There’s much else that strikes me as questionable about the logic of doing these PtP, or delist-relist deals. For one thing, it seems increasingly unlikely that these businesses will be able to relist, anytime in the next three to five years, in Hong Kong or China. I’ve yet to hear a credible plan from the PE firms I’ve talked to about how they intend to achieve ultimate exit. But, mainly, my concerns have been about the rigor and care that goes into the crafting of these deals. Those concerns seem warranted in my opinion, based on this 11-day debacle with Baring and Ambow.

Some of the Chinese-listed companies fell out of favor for the good reason that they are dubious businesses, run with shoddy and opaque practices, by bosses who’ve shown scant regard for the letter and spirit of the securities laws of the US. Are these really the kind of people PE funds should consider going into business with?

 

Correction: I see now Barings actually has owned some Ambow shares for longer, and so is likely sitting on far larger losses on this position.
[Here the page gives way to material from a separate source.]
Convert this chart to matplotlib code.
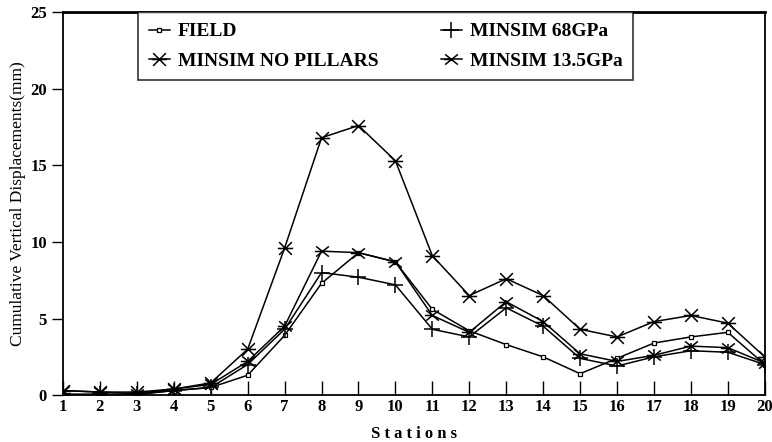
import matplotlib.pyplot as plt
from matplotlib.path import Path

stations = list(range(1, 21))

field = [0.05, 0.05, 0.05, 0.3, 0.5, 1.3, 3.9, 7.3, 9.3, 8.7,
         5.6, 4.2, 3.3, 2.5, 1.4, 2.4, 3.4, 3.8, 4.1, 2.0]
no_pillars = [0.3, 0.2, 0.2, 0.4, 0.8, 3.0, 9.6, 16.8, 17.6, 15.3,
              9.1, 6.5, 7.6, 6.5, 4.3, 3.8, 4.8, 5.2, 4.7, 2.5]
gpa68 = [0.05, 0.05, 0.05, 0.3, 0.5, 2.0, 4.3, 8.0, 7.7, 7.2,
         4.3, 3.8, 5.7, 4.5, 2.4, 1.9, 2.5, 2.9, 2.8, 2.0]
gpa135 = [0.3, 0.2, 0.1, 0.4, 0.7, 2.2, 4.5, 9.4, 9.3, 8.7,
          5.2, 4.1, 6.1, 4.8, 2.7, 2.2, 2.6, 3.2, 3.1, 2.1]

# six point asterisk: x plus horizontal bar
star6 = Path([(-1, -1), (1, 1), (-1, 1), (1, -1), (-1.2, 0), (1.2, 0)],
             [Path.MOVETO, Path.LINETO] * 3)
# x with a short left spur
xspur = Path([(-1, -0.8), (1, 0.8), (-1, 0.8), (1, -0.8), (-1.2, 0), (0, 0)],
             [Path.MOVETO, Path.LINETO] * 3)

plt.rcParams['font.family'] = ['Liberation Serif', 'DejaVu Serif']

fig = plt.figure(figsize=(7.72, 4.42), dpi=100)
ax = fig.add_axes([0.0816, 0.106, 0.909, 0.8665])

ax.plot(stations, field, color='black', lw=1.1, marker='s', ms=3.2,
        mfc='white', mec='black', mew=0.9, label='FIELD')
ax.plot(stations, no_pillars, color='black', lw=1.1, marker=star6, ms=11,
        mew=1.1, label='MINSIM NO PILLARS')
ax.plot(stations, gpa68, color='black', lw=1.1, marker='+', ms=12,
        mew=1.1, label='MINSIM 68GPa')
ax.plot(stations, gpa135, color='black', lw=1.1, marker=xspur, ms=11,
        mew=1.1, label='MINSIM 13.5GPa')

ax.set_xlim(1, 20)
ax.set_ylim(0, 25)
ax.set_xticks(stations)
ax.set_yticks([0, 5, 10, 15, 20, 25])
ax.tick_params(axis='x', direction='in', length=10, width=1, labelsize=12, pad=3)
ax.tick_params(axis='y', direction='out', length=8, width=1, labelsize=12)
for lab in ax.get_xticklabels() + ax.get_yticklabels():
    lab.set_fontweight('bold')

ax.spines['top'].set_linewidth(2)
ax.spines['left'].set_linewidth(1.3)
ax.spines['bottom'].set_linewidth(1.3)
ax.spines['right'].set_linewidth(1.3)

ax.set_xlabel('S t a t i o n s', fontsize=12, fontweight='bold', labelpad=8)
ax.set_ylabel('Cumulative Vertical Displacements(mm)', fontsize=12.5, labelpad=3)

leg = ax.legend(ncol=2, loc='upper left', bbox_to_anchor=(0.107, 1.0),
                borderaxespad=0, frameon=True, fancybox=False, edgecolor='black',
                handlelength=1.1, handletextpad=0.4, columnspacing=3.2,
                borderpad=0.55, labelspacing=0.6, prop={'weight': 'bold', 'size': 14})
leg.get_frame().set_linewidth(1.2)

fig.savefig('out.png', dpi=100)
This raises still more starkly the issue of how it could have put so much of its LPs money at risk on a deal like this, upfront, and without having sufficient transparency into the true situation at the company. This looks more like stock speculation gone terribly wrong, not private equity.

Addition: Three other large, famous institutional investors also all piled into Ambow in the months before Baring made its bid. Fidelity, GIC and Capital Group reported owning 8.76%, 5.2% and 7.4% respectively, or a total of 21.3% of the equity. They might have made a quick buck had the Baring buyout gone forward. Now, they may end up stranded, sitting on large positions in a distressed stock with no real liquidity and perhaps nowhere to go but down.